Review of prosecution’s case

The prosecution rested its case on Monday. In total, 14 witnesses were called by the prosecution to take the stand.

The prosecution currently has three pieces of evidence that they believe solidifies the guilt of Bahena Rivera: the presence of Tibbetts’ blood in the trunk of his vehicle, the appearance of his vehicle in video surveillance, and his admission.

The admission of his involvement in Tibbetts’ death was requested and granted to be suppressed as evidence, as his Miranda Rights were not read correctly.

Bahena Rivera had a second admission that occurred at the cornfield where Tibbetts was found. Romero testified on May 20 and 21 about the 11-hour interview and Bahena Rivera’s admission.

Jury instructions

Yates excused the jury for the rest of Wednesday and asked the prosecution and defense to review jury instructions and make record of them Wednesday afternoon.

Outside the presence of the jury, 36 instructions and one verdict form were agreed upon by both sides and will be provided to the jury.

There were 33 original proposed stock instructions and one verdict form provided to both sides.

The prosecution accepted all original instructions and verdict forms.

The defense objected to an instruction that provides an older definition of reasonable doubt.
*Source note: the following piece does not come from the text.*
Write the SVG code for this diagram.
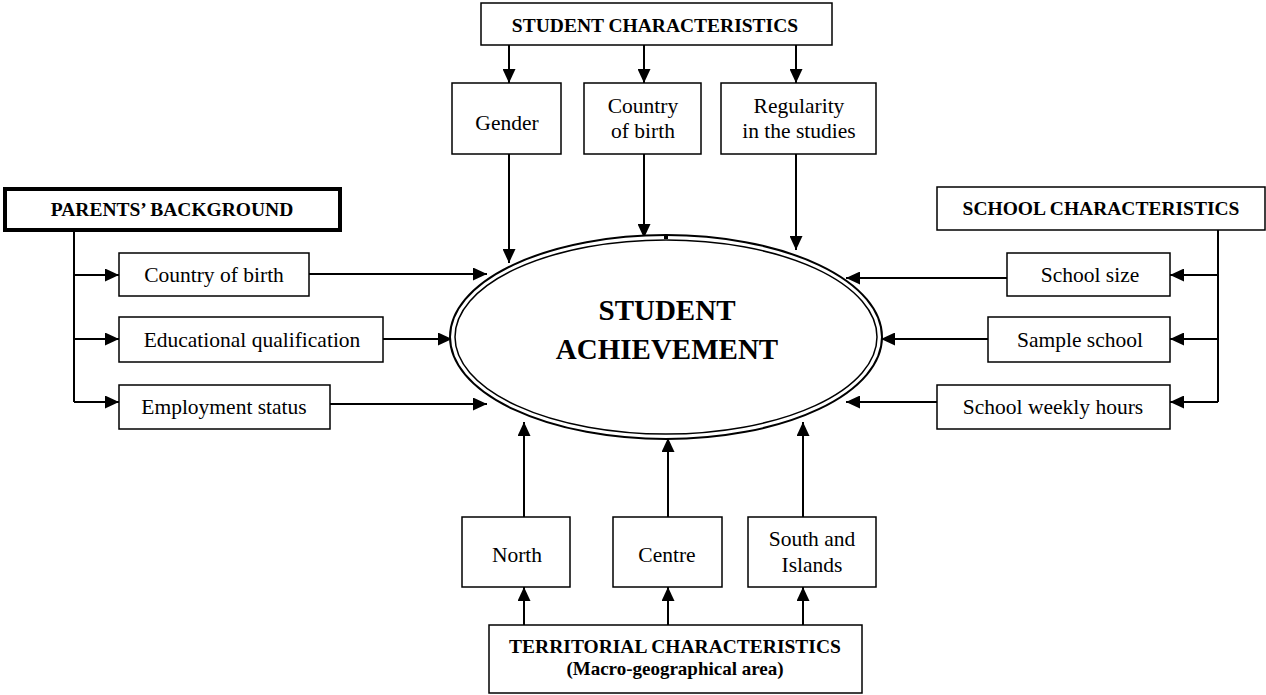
<svg xmlns="http://www.w3.org/2000/svg" width="1266" height="695" viewBox="0 0 1266 695">
  <defs>
    <marker id="arr" viewBox="0 0 14 13" refX="14" refY="6.5" markerWidth="14" markerHeight="13" markerUnits="userSpaceOnUse" orient="auto">
      <path d="M0,0 L14,6.5 L0,13 Z" fill="#000"/>
    </marker>
    <style>
      .box { fill: #fff; stroke: #000; stroke-width: 1.5; }
      .thick { fill: #fff; stroke: #000; stroke-width: 4; }
      .lbl { font-family: "Liberation Serif", "Times New Roman", serif; font-size: 21.5px; fill: #000; text-anchor: middle; }
      .hdr { font-family: "Liberation Serif", "Times New Roman", serif; font-size: 19.5px; font-weight: bold; fill: #000; text-anchor: middle; }
      .sub { font-family: "Liberation Serif", "Times New Roman", serif; font-size: 19px; font-weight: bold; fill: #000; text-anchor: middle; }
      .big { font-family: "Liberation Serif", "Times New Roman", serif; font-size: 29px; font-weight: bold; fill: #000; text-anchor: middle; }
      .ln { fill: none; stroke: #000; stroke-width: 2; }
      .ar { fill: none; stroke: #000; stroke-width: 2; marker-end: url(#arr); }
    </style>
  </defs>
  <rect width="1266" height="695" fill="#fff"/>

  <!-- connectors -->
  <g id="connectors">
    <!-- student characteristics -->
    <line class="ar" x1="509" y1="45" x2="509" y2="83"/>
    <line class="ar" x1="644" y1="45" x2="644" y2="83"/>
    <line class="ar" x1="796" y1="45" x2="796" y2="83"/>
    <line class="ar" x1="509" y1="154" x2="509" y2="263"/>
    <line class="ar" x1="644" y1="154" x2="644" y2="238"/>
    <line class="ar" x1="796" y1="154" x2="796" y2="250"/>
    <!-- parents' background -->
    <polyline class="ln" points="74,231 74,402"/>
    <line class="ar" x1="74" y1="275" x2="119" y2="275"/>
    <line class="ar" x1="74" y1="339" x2="119" y2="339"/>
    <line class="ar" x1="74" y1="402" x2="119" y2="402"/>
    <line class="ar" x1="309" y1="274" x2="487" y2="274"/>
    <line class="ar" x1="383" y1="339" x2="452" y2="339"/>
    <line class="ar" x1="330" y1="404" x2="487" y2="404"/>
    <!-- school characteristics -->
    <polyline class="ln" points="1218,230 1218,402"/>
    <line class="ar" x1="1218" y1="275" x2="1170" y2="275"/>
    <line class="ar" x1="1218" y1="339" x2="1170" y2="339"/>
    <line class="ar" x1="1218" y1="402" x2="1170" y2="402"/>
    <line class="ar" x1="1007" y1="278" x2="846" y2="278"/>
    <line class="ar" x1="988" y1="339" x2="881" y2="339"/>
    <line class="ar" x1="937" y1="402" x2="846" y2="402"/>
    <!-- territorial characteristics -->
    <line class="ar" x1="524" y1="625" x2="524" y2="587"/>
    <line class="ar" x1="668" y1="625" x2="668" y2="587"/>
    <line class="ar" x1="803" y1="625" x2="803" y2="587"/>
    <line class="ar" x1="524" y1="517" x2="524" y2="422"/>
    <line class="ar" x1="668" y1="517" x2="668" y2="438"/>
    <line class="ar" x1="803" y1="517" x2="803" y2="422"/>
  </g>

  <!-- central outcome -->
  <g id="achievement">
    <ellipse cx="666" cy="337" rx="216" ry="102" fill="#fff" stroke="#000" stroke-width="2"/>
    <ellipse cx="666" cy="337" rx="211" ry="97" fill="none" stroke="#000" stroke-width="1.5"/>
    <rect x="664" y="236" width="4" height="3" fill="#000"/>
    <text class="big" x="667" y="320">STUDENT</text>
    <text class="big" x="667" y="359">ACHIEVEMENT</text>
  </g>

  <!-- student characteristics -->
  <g id="student-characteristics">
    <rect class="box" x="481" y="3" width="351" height="42"/>
    <text class="hdr" x="655" y="32">STUDENT CHARACTERISTICS</text>
  </g>
  <g id="gender">
    <rect class="box" x="452" y="83" width="109" height="71"/>
    <text class="lbl" x="507" y="130">Gender</text>
  </g>
  <g id="student-country">
    <rect class="box" x="584" y="83" width="117" height="71"/>
    <text class="lbl" x="643" y="113">Country</text>
    <text class="lbl" x="643" y="138">of birth</text>
  </g>
  <g id="regularity">
    <rect class="box" x="721" y="83" width="155" height="71"/>
    <text class="lbl" x="799" y="113">Regularity</text>
    <text class="lbl" x="799" y="138">in the studies</text>
  </g>

  <!-- parents' background -->
  <g id="parents-background">
    <rect class="thick" x="5" y="189" width="335" height="41"/>
    <text class="hdr" x="172" y="216">PARENTS’ BACKGROUND</text>
  </g>
  <g id="parent-country">
    <rect class="box" x="119" y="253" width="190" height="43"/>
    <text class="lbl" x="214" y="282">Country of birth</text>
  </g>
  <g id="education">
    <rect class="box" x="119" y="317" width="264" height="45"/>
    <text class="lbl" x="252" y="347">Educational qualification</text>
  </g>
  <g id="employment">
    <rect class="box" x="119" y="385" width="211" height="44"/>
    <text class="lbl" x="224" y="414">Employment status</text>
  </g>

  <!-- school characteristics -->
  <g id="school-characteristics">
    <rect class="box" x="937" y="187" width="328" height="43"/>
    <text class="hdr" x="1101" y="215">SCHOOL CHARACTERISTICS</text>
  </g>
  <g id="school-size">
    <rect class="box" x="1007" y="253" width="163" height="43"/>
    <text class="lbl" x="1090" y="282">School size</text>
  </g>
  <g id="sample-school">
    <rect class="box" x="988" y="317" width="182" height="45"/>
    <text class="lbl" x="1080" y="347">Sample school</text>
  </g>
  <g id="weekly-hours">
    <rect class="box" x="937" y="385" width="233" height="44"/>
    <text class="lbl" x="1053" y="414">School weekly hours</text>
  </g>

  <!-- territorial characteristics -->
  <g id="north">
    <rect class="box" x="462" y="517" width="108" height="70"/>
    <text class="lbl" x="517" y="562">North</text>
  </g>
  <g id="centre">
    <rect class="box" x="613" y="517" width="109" height="70"/>
    <text class="lbl" x="667" y="562">Centre</text>
  </g>
  <g id="south">
    <rect class="box" x="748" y="517" width="128" height="70"/>
    <text class="lbl" x="812" y="546">South and</text>
    <text class="lbl" x="812" y="572">Islands</text>
  </g>
  <g id="territorial-characteristics">
    <rect class="box" x="489" y="625" width="373" height="68"/>
    <text class="hdr" x="675" y="653">TERRITORIAL CHARACTERISTICS</text>
    <text class="sub" x="675" y="675">(Macro-geographical area)</text>
  </g>
</svg>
The new instruction as of June 2020 includes “hesitate to attack,” which Frese proposed to add into the instructions. 

Frese also proposed adding an expert witness instruction, a character and reputation instruction, and the dangerous weapon instruction.

Yates ruled to keep the older reasonable doubt instruction, and add in the three instructions proposed by Frese.

The trial will resume Thursday at 8:30 a.m. when instructions will be presented to the jury.